Autonome is Ric Richardson's architecture for systems that accumulate judgment, not just knowledge.
It extends the LLM-wiki pattern: a maintained source of truth captures what is known, while a governed decision queue captures what should be done next. Over time, the system learns preferences, priorities, risk boundaries, and operating judgment from human decisions.
Most AI systems answer questions. An Autonome is designed to run work.
The long-term goal is progressive autonomy: the system first observes, then recommends, then drafts, then executes bounded low-risk work as it earns trust. Humans remain sovereign governors over strategy, ethics, risk, money, law, credentials, and external commitments.
- Source of truth — structured files or records that humans and AI agents can both read and maintain.
- Continuous reconciliation — new inputs update the source of truth, strengthen existing claims, and flag contradictions.
- Decision queue — unresolved judgments are surfaced as decisions, not just tasks.
- Authority ladder — autonomy increases only after demonstrated reliability.
- Governance boundary — high-risk or irreversible actions remain human-approved.
- MCP server for agent access to an Autonome source of truth.
- Knowledge graph for people, projects, companies, decisions, and relationships.
- Decision queue interface for review, approval, delegation, and feedback.
- Personal, role-based, and organisational Autonomes.
Personal, educational, research, and non-commercial experimentation is encouraged.

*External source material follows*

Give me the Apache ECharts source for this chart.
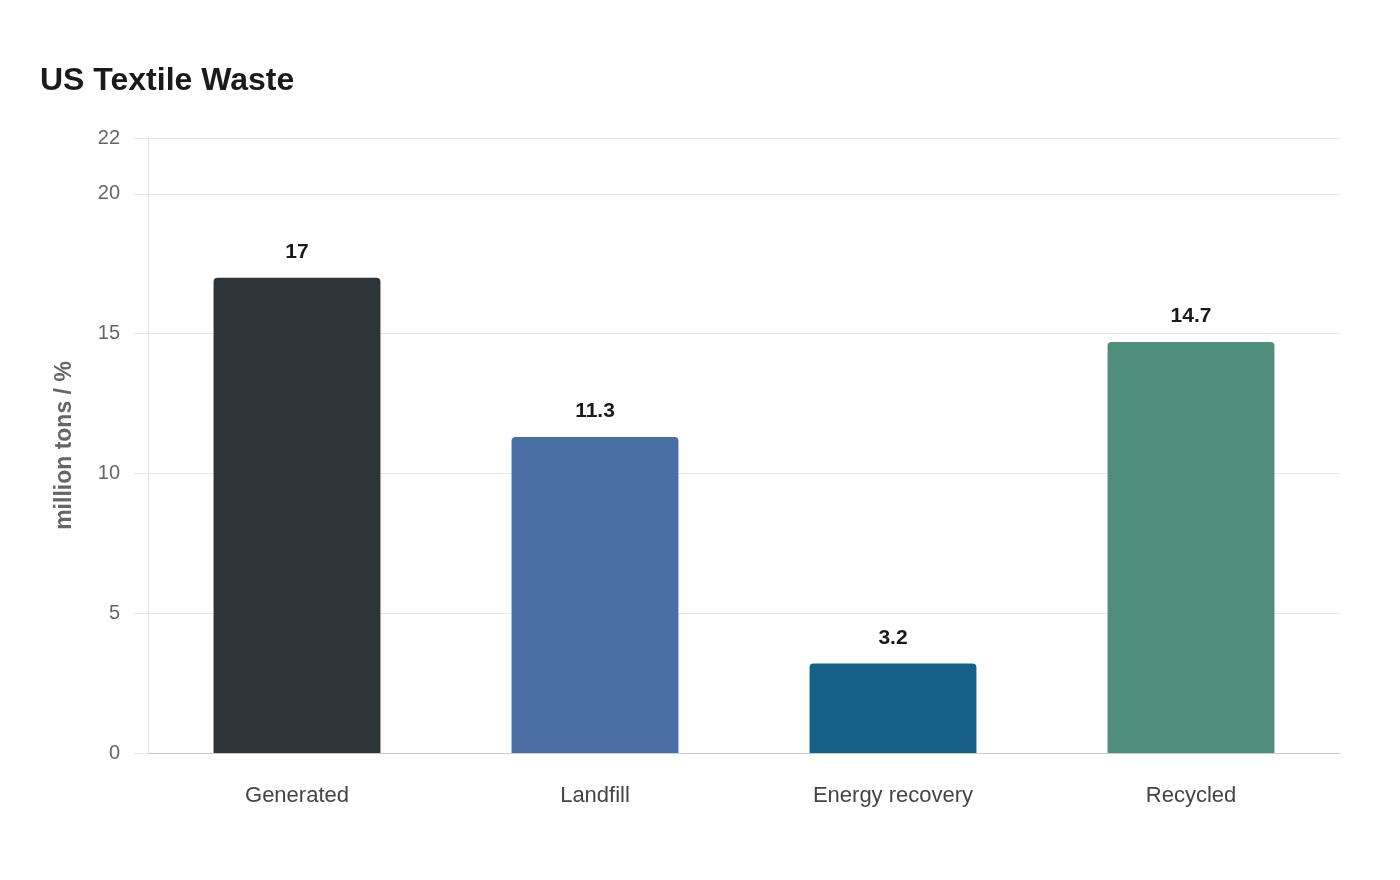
<!DOCTYPE html>
<html>
<head>
<meta charset="utf-8">
<script src="https://cdn.jsdelivr.net/npm/echarts@6/dist/echarts.min.js"></script>
<style>
  html, body { margin: 0; padding: 0; background: #fff; }
  #chart { width: 1400px; height: 880px; }
</style>
</head>
<body>
<div id="chart"></div>
<script>
const categories = ["Generated", "Landfill", "Energy recovery", "Recycled"];
const values = [17, 11.3, 3.2, 14.7];
const barColors = ["#2d3538", "#4a6fa5", "#166088", "#4f8e7b"];

const chart = echarts.init(document.getElementById("chart"));
const option = {
  backgroundColor: "#ffffff",
  textStyle: { fontFamily: "Liberation Sans, Arial, sans-serif" },
  title: {
    text: "US Textile Waste",
    left: 35,
    top: 60,
    textStyle: { fontSize: 32, fontWeight: "bold", color: "#1a1a1a" },
  },
  grid: { left: 148, right: 60, top: 138, bottom: 127 },
  xAxis: {
    type: "category",
    data: categories,
    axisLine: { lineStyle: { color: "#cccccc", width: 1 } },
    axisTick: { show: false },
    axisLabel: { color: "#444444", fontSize: 22, margin: 32 },
  },
  yAxis: {
    type: "value",
    min: 0,
    max: 22,
    interval: 5,
    name: "million tons / %",
    nameLocation: "middle",
    nameGap: 72,
    nameTextStyle: { color: "#666666", fontSize: 23, fontWeight: "bold" },
    axisLine: { show: true, lineStyle: { color: "#e4e4e4", width: 1 } },
    axisTick: { show: true, length: 15, lineStyle: { color: "#e8e8e8" } },
    axisLabel: { color: "#666666", fontSize: 20, margin: 28 },
    splitLine: { lineStyle: { color: "#e8e8e8", width: 1 } },
  },
  series: [
    {
      type: "bar",
      barWidth: "56%",
      data: values.map((v, i) => ({ value: v, itemStyle: { color: barColors[i] } })),
      itemStyle: { borderRadius: [4, 4, 0, 0] },
      label: {
        show: true,
        position: "top",
        distance: 15,
        color: "#1a1a1a",
        fontSize: 21,
        fontWeight: "bold",
      },
    },
  ],
};
chart.setOption(option);
</script>
</body>
</html>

Commercial implementations, hosted services, enterprise deployments, consulting offerings, resale, white-label products, software-as-a-service platforms, managed services, or commercial derivatives may require a licence where they implement patent-backed Autonome concepts.
This repository is a public-facing overview and reference surface. Patent-sensitive claim detail, private operating records, credentials, commercial negotiations, and internal project data do not belong here.